→ **Short exercise**:
Repeat all of the material below exactly as written, images excluded.

→ **Recorded information**:

• • •

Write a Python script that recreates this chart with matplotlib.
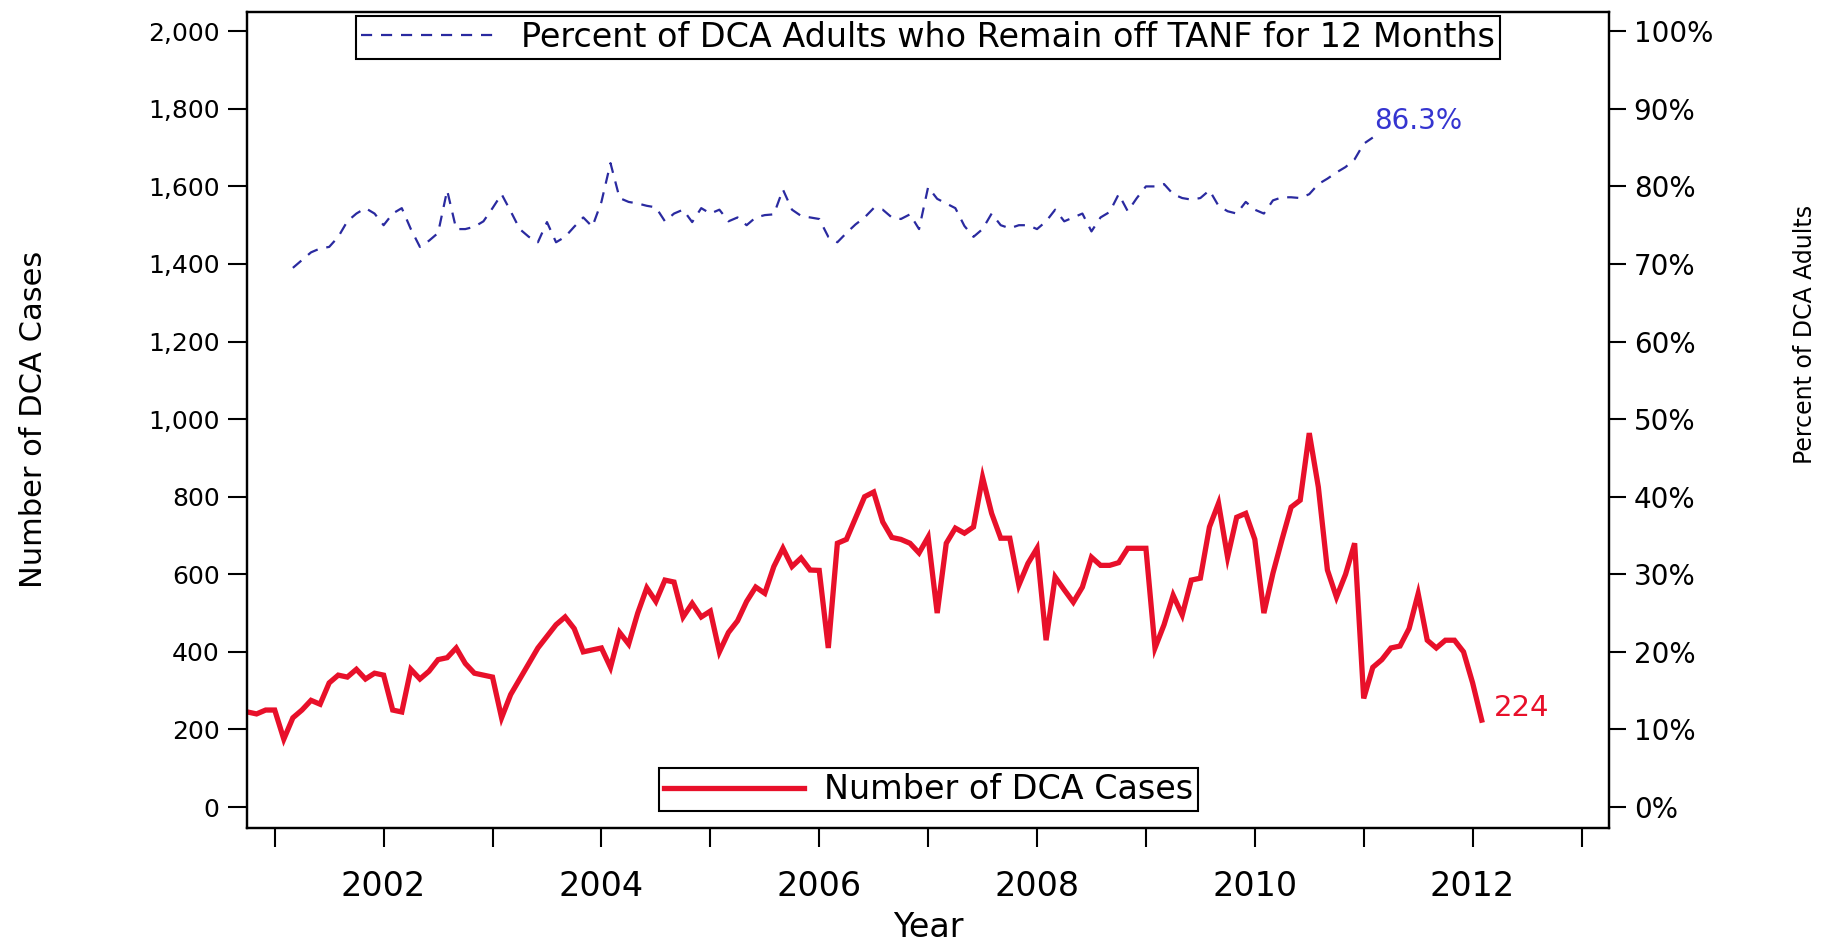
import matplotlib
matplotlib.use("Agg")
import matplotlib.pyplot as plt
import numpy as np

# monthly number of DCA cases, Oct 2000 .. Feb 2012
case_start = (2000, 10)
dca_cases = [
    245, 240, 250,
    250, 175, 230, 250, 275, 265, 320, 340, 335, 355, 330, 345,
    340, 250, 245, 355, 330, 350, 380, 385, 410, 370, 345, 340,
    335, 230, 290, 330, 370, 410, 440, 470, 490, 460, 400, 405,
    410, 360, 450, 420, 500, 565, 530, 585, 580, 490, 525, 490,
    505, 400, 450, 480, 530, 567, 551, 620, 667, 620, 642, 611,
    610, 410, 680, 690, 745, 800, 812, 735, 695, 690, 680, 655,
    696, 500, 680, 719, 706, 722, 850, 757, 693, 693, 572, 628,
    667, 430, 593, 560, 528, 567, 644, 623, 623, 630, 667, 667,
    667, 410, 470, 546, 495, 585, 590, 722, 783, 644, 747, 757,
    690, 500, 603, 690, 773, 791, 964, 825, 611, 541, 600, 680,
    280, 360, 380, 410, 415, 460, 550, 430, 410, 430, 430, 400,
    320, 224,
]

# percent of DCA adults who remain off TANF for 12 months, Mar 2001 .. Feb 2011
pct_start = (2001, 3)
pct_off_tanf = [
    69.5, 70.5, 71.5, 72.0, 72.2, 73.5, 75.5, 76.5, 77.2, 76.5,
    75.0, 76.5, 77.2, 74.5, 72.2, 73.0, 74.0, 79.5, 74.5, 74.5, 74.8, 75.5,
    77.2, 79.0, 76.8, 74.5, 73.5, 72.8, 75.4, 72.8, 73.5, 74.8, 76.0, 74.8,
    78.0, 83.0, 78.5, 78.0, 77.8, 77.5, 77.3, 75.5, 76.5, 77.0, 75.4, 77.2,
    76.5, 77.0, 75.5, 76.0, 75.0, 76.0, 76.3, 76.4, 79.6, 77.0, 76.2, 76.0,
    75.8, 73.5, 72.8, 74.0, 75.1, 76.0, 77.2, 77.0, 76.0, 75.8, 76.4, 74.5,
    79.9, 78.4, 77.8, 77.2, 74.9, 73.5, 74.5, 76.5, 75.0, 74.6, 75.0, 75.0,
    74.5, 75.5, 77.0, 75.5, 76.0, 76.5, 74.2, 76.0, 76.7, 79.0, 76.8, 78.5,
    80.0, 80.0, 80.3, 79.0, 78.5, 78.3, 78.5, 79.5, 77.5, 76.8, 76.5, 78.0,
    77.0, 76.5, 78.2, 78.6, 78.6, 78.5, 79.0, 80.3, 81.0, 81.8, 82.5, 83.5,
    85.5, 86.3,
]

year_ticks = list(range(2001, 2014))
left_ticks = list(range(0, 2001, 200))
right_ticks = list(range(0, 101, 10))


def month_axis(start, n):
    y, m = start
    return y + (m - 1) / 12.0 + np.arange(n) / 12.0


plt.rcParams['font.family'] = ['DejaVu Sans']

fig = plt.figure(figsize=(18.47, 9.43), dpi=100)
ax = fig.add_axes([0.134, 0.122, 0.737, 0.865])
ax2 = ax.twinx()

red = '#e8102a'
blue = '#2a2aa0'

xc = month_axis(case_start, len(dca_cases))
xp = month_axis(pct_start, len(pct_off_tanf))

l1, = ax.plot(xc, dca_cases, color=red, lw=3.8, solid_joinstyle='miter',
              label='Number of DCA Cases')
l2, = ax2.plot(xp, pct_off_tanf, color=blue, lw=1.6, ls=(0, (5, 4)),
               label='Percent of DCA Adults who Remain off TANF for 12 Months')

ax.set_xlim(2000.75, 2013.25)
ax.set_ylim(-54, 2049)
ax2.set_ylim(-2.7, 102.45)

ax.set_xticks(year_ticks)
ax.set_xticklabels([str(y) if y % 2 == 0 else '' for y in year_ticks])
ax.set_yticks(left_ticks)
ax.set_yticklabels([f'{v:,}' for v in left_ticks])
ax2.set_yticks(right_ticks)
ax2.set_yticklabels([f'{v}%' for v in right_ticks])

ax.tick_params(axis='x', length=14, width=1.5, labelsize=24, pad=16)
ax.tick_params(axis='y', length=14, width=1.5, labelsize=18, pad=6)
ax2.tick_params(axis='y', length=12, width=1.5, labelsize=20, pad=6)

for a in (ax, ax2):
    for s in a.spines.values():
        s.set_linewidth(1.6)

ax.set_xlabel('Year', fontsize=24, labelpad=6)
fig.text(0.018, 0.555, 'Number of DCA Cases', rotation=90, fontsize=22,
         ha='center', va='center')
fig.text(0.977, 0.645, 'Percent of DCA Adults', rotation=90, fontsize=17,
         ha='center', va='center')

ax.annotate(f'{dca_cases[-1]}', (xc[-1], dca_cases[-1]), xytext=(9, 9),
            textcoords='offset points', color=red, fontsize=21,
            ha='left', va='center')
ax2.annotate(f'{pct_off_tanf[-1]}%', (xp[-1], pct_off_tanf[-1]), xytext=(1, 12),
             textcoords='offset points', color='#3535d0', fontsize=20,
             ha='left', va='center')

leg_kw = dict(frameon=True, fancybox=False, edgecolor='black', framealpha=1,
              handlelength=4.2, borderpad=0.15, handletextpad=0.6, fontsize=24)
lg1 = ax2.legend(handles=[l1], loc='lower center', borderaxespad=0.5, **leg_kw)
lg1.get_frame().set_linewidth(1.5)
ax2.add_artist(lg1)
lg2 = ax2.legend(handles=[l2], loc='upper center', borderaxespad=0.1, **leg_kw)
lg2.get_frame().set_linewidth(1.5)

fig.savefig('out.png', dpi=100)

• • •

→ **Exercise response**:
Write a Python script that recreates this chart with matplotlib.
import matplotlib
matplotlib.use("Agg")
import matplotlib.pyplot as plt
import numpy as np

# monthly number of DCA cases, Oct 2000 .. Feb 2012
case_start = (2000, 10)
dca_cases = [
    245, 240, 250,
    250, 175, 230, 250, 275, 265, 320, 340, 335, 355, 330, 345,
    340, 250, 245, 355, 330, 350, 380, 385, 410, 370, 345, 340,
    335, 230, 290, 330, 370, 410, 440, 470, 490, 460, 400, 405,
    410, 360, 450, 420, 500, 565, 530, 585, 580, 490, 525, 490,
    505, 400, 450, 480, 530, 567, 551, 620, 667, 620, 642, 611,
    610, 410, 680, 690, 745, 800, 812, 735, 695, 690, 680, 655,
    696, 500, 680, 719, 706, 722, 850, 757, 693, 693, 572, 628,
    667, 430, 593, 560, 528, 567, 644, 623, 623, 630, 667, 667,
    667, 410, 470, 546, 495, 585, 590, 722, 783, 644, 747, 757,
    690, 500, 603, 690, 773, 791, 964, 825, 611, 541, 600, 680,
    280, 360, 380, 410, 415, 460, 550, 430, 410, 430, 430, 400,
    320, 224,
]

# percent of DCA adults who remain off TANF for 12 months, Mar 2001 .. Feb 2011
pct_start = (2001, 3)
pct_off_tanf = [
    69.5, 70.5, 71.5, 72.0, 72.2, 73.5, 75.5, 76.5, 77.2, 76.5,
    75.0, 76.5, 77.2, 74.5, 72.2, 73.0, 74.0, 79.5, 74.5, 74.5, 74.8, 75.5,
    77.2, 79.0, 76.8, 74.5, 73.5, 72.8, 75.4, 72.8, 73.5, 74.8, 76.0, 74.8,
    78.0, 83.0, 78.5, 78.0, 77.8, 77.5, 77.3, 75.5, 76.5, 77.0, 75.4, 77.2,
    76.5, 77.0, 75.5, 76.0, 75.0, 76.0, 76.3, 76.4, 79.6, 77.0, 76.2, 76.0,
    75.8, 73.5, 72.8, 74.0, 75.1, 76.0, 77.2, 77.0, 76.0, 75.8, 76.4, 74.5,
    79.9, 78.4, 77.8, 77.2, 74.9, 73.5, 74.5, 76.5, 75.0, 74.6, 75.0, 75.0,
    74.5, 75.5, 77.0, 75.5, 76.0, 76.5, 74.2, 76.0, 76.7, 79.0, 76.8, 78.5,
    80.0, 80.0, 80.3, 79.0, 78.5, 78.3, 78.5, 79.5, 77.5, 76.8, 76.5, 78.0,
    77.0, 76.5, 78.2, 78.6, 78.6, 78.5, 79.0, 80.3, 81.0, 81.8, 82.5, 83.5,
    85.5, 86.3,
]

year_ticks = list(range(2001, 2014))
left_ticks = list(range(0, 2001, 200))
right_ticks = list(range(0, 101, 10))


def month_axis(start, n):
    y, m = start
    return y + (m - 1) / 12.0 + np.arange(n) / 12.0


plt.rcParams['font.family'] = ['DejaVu Sans']

fig = plt.figure(figsize=(18.47, 9.43), dpi=100)
ax = fig.add_axes([0.134, 0.122, 0.737, 0.865])
ax2 = ax.twinx()

red = '#e8102a'
blue = '#2a2aa0'

xc = month_axis(case_start, len(dca_cases))
xp = month_axis(pct_start, len(pct_off_tanf))

l1, = ax.plot(xc, dca_cases, color=red, lw=3.8, solid_joinstyle='miter',
              label='Number of DCA Cases')
l2, = ax2.plot(xp, pct_off_tanf, color=blue, lw=1.6, ls=(0, (5, 4)),
               label='Percent of DCA Adults who Remain off TANF for 12 Months')

ax.set_xlim(2000.75, 2013.25)
ax.set_ylim(-54, 2049)
ax2.set_ylim(-2.7, 102.45)

ax.set_xticks(year_ticks)
ax.set_xticklabels([str(y) if y % 2 == 0 else '' for y in year_ticks])
ax.set_yticks(left_ticks)
ax.set_yticklabels([f'{v:,}' for v in left_ticks])
ax2.set_yticks(right_ticks)
ax2.set_yticklabels([f'{v}%' for v in right_ticks])

ax.tick_params(axis='x', length=14, width=1.5, labelsize=24, pad=16)
ax.tick_params(axis='y', length=14, width=1.5, labelsize=18, pad=6)
ax2.tick_params(axis='y', length=12, width=1.5, labelsize=20, pad=6)

for a in (ax, ax2):
    for s in a.spines.values():
        s.set_linewidth(1.6)

ax.set_xlabel('Year', fontsize=24, labelpad=6)
fig.text(0.018, 0.555, 'Number of DCA Cases', rotation=90, fontsize=22,
         ha='center', va='center')
fig.text(0.977, 0.645, 'Percent of DCA Adults', rotation=90, fontsize=17,
         ha='center', va='center')

ax.annotate(f'{dca_cases[-1]}', (xc[-1], dca_cases[-1]), xytext=(9, 9),
            textcoords='offset points', color=red, fontsize=21,
            ha='left', va='center')
ax2.annotate(f'{pct_off_tanf[-1]}%', (xp[-1], pct_off_tanf[-1]), xytext=(1, 12),
             textcoords='offset points', color='#3535d0', fontsize=20,
             ha='left', va='center')

leg_kw = dict(frameon=True, fancybox=False, edgecolor='black', framealpha=1,
              handlelength=4.2, borderpad=0.15, handletextpad=0.6, fontsize=24)
lg1 = ax2.legend(handles=[l1], loc='lower center', borderaxespad=0.5, **leg_kw)
lg1.get_frame().set_linewidth(1.5)
ax2.add_artist(lg1)
lg2 = ax2.legend(handles=[l2], loc='upper center', borderaxespad=0.1, **leg_kw)
lg2.get_frame().set_linewidth(1.5)

fig.savefig('out.png', dpi=100)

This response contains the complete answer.